Figure 5: First we turn on the HyCOM model to look at the overall view of the Gulf, the Loop Current and the Loop Current Eddy. Here we plot the sea surface height (high is red, low is blue) and the surface currents (white arrows). The red colors indicate the areas where the warm surface layer of the upper ocean is thickest. The ocean’s thick warm layers of the fuel for the tropical storms. Bonnie’s track is northeast of the thick layer of warm water associated with the Loop Current Eddy.

Figure 6: First we zoom into the Florida shelf and switch to the nested high resolution SABGOM model. We see a collection of assets, the Spray 40, Seaglider 135, a Horizon Marine drifter and Navy drifter heading from deep water straight at the Florida shelf. The USF Slocum has turned south along the outer shelf towards this area.

Figure 7: Moving north to the coast of Louisiana, Mississippi & Alabama, and again switching to the high-resolution SABGOM model to compare the forecast coastal currents with the hourly HF Radar observed currents. North of the drill site and on the continental shelf, we see the strongest HF radar currents in red. Both the observed HF Radar currents and the SABGOM forecast currents are heading north across the entire shelf towards the coast of Mississippi and Alabama. In the deeper water of the canyon to the northeast of the drill site, both the HF Radar and the forecast have the currents heading to the northeast, up the canyon. On the shelf to the east of the drill site, and east of the canyon, we see a clockwise circulating eddy on the outer shelf, with the HF radar seeing the northern half of the clockwise circulation.

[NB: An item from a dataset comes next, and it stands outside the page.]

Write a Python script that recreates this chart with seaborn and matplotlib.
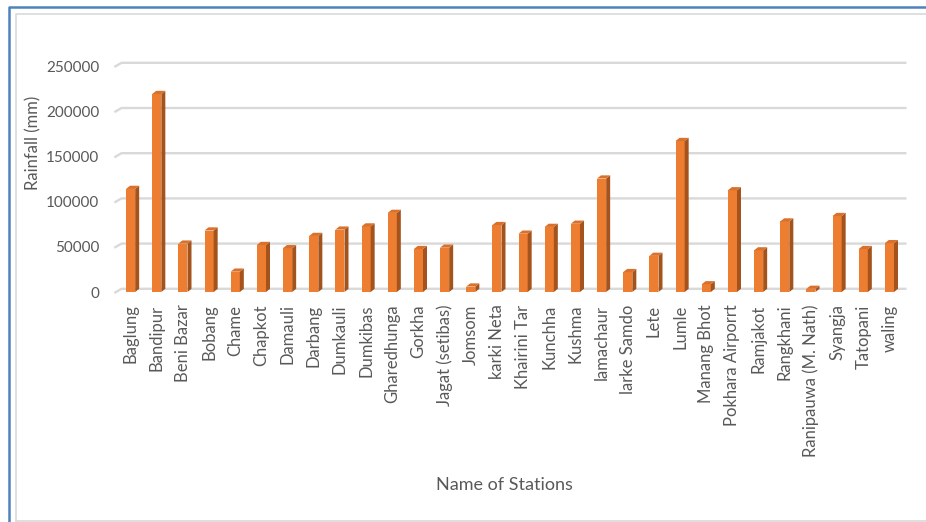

Moving nearshore, to the far northeast corner of the HF Radar coverage, we see a current reversal, with currents heading due east, opposite most of the other currents in the field. An initial thought may be bad data. But when you look at the forecast model, we see a strong coastal current running north and east along the Florida coast, and the far western edge of this coastal current is just inside the HF Radar coverage. This is an interesting point, since as an oceanographer, when you get a current observation, you first try to explain it in terms of the forcing to determine if it is believable. If we only look at the windfield, the first guess would be that the currents cannot possibly be in the direction opposite to the wind. Perhaps they are wrong. But then you look at the SABGOM model, and there are more forcing functions than just the winds. SABGOM says a coastal current has developed in this region with flow to the east, we see flow to the east in the observations, and suddenly we are very happy with our sensors.
I know I’ve said this many times in this blog, but once again, I am amazed by our community’s growing ability to forecast the ocean. Perhaps it comes from being in the forecasting business for 30 years and seeing the progression. It may also come from the perspective of the ensemble forecast. These are common in weather forecasting, like the many tracks of Tropical Storm Bonnie in yesterday’s forecast, but much less common in ocean forecasting. Often we get one ocean forecast, we compare it with one current meter at a fixed location, we see they don’t agree but don’t know why, and we conclude the models don’t work. But one of the most important things to forecast in the ocean is where is the water going. We do this with the U.S. Coast Guard to compare various methods of forecasting the dispersive cloud of an ensemble of drifters. The drifter cloud dispersion does not depend on a single forecast current value being exactly correct. It integrates the effects over many current values along a drift path. It tells you whether the general circulation pattern is correct or not, and if something that is in the water, be it oil or people, are where you expect them to be.